The US Elections, Is McCain the Republican Throwaway Candidate?
Sunday November 02, by Jerome F. Keating Ph.D.
The US elections are drawing to a close and with all the rhetoric that has been flying most are probably glad that it will soon be over with. I was glad to see that at the American Legion dinner (I believe) last week, both candidates were able to laugh and joke in each others presence, despite the somewhat rabid behavior that each of their followers have exhibited. That gives me faith in the system.
In my own mind, however I have begun to wonder whether the Republican Party views John McCain as a throw-away candidate. Given the devastating record of the past eight years of Bush, they know that any self-respecting Republican would be tarred with the same brush. So they accept McCain, who many don't like. If he wins, that will be an unexpected bonus for them, but if there any time to get McCain out of their hair, this is the time.
Among some American voters there also remain in my mind some unresolved matters of logic. Few will deny that in the past eight years, the country has gone to hell in the proverbial hand basket. The country went from a budget surplus to an unprecedented budget deficit in the trillions of dollars. The country is in hock to China a rising power and strong potential enemy of the USA. There is also the costly draining war in Iraq, gotten into over alleged Weapons of Mass Destruction. Finally we have the whole recent housing market and economic collapse. All happened in eight years under Bush and the Republicans.
Some will blame this as starting with the Clinton administration some eight years ago, but the point that is not mentioned is that for six years after Clinton, the Republican Party was sheriff of the county with complete control both of the Presidency and Congress. Why didn't they change or modify this if it were bad? Were they then asleep at the wheel? Were they making their own profits and saying regulation was not needed? I see no effort in the Republican Party to take responsibility for the six years that they were in complete control and sheriff of the county.
The argument is then raised well the Democrats gained control of part of Congress in the past two years. True, but if the Republicans had set good policies in their six years, any contrary measures raised by Democrats in the last two years could have easily been vetoed by a Republican President and the country could have still progressed. Were they still asleep at the wheel? Or were they still greasing the problem?
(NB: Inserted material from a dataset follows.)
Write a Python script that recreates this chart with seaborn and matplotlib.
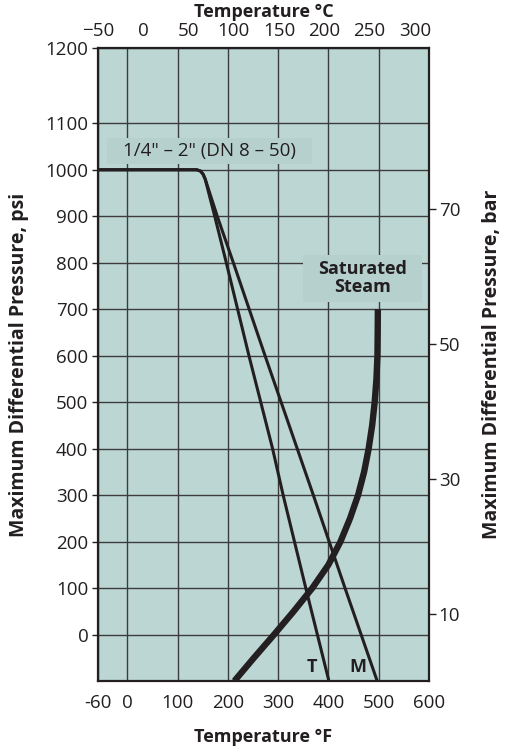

Now comes the final question of logic. McCain continues to harp on the fact that he won't raise taxes. Is raising taxes the bogeyman? If it is, Americans need to look around them. Were taxes raised in the past eight years under the Republicans? Did not raising taxes save us from the trillions of dollars of budget deficit, going in hock to China, paying for a costly war in Iraq, and the final economic collapse?
Yet somehow people say, "true the country has gone to hell in the proverbial hand basket, but not to worry, John McCain says he won't raise our taxes." How will the bailout of Wall Street be financed? As far as I know the tooth fairy went out of business long ago. Yet the voices continue, "Thank God, McCain says he will not raise taxes." I'm sorry but I have visions a hex trillion dollar deficit or whatever name is attached to that.
McCain is not Bush, true, even though he voted with him 90 per cent of the time. But even if McCain is not Bush, the bulk of McCain"s party is those who supported Bush so I don"t see any great help from them.
This brings me back to my original thought; perhaps McCain is the Republican throw-away candidate this election. If you are going to lose, you might as well sacrifice someone you don't like anyway. At the same time, it gives the Republicans a chance to introduce a new hopeful that shows their true side, Sarah Palin.
Well let's see what the American people say. I know I don't want another trillion dollars added to the deficit; going in greater hock to China, continuing a draining costly war, and a continuing financial crisis.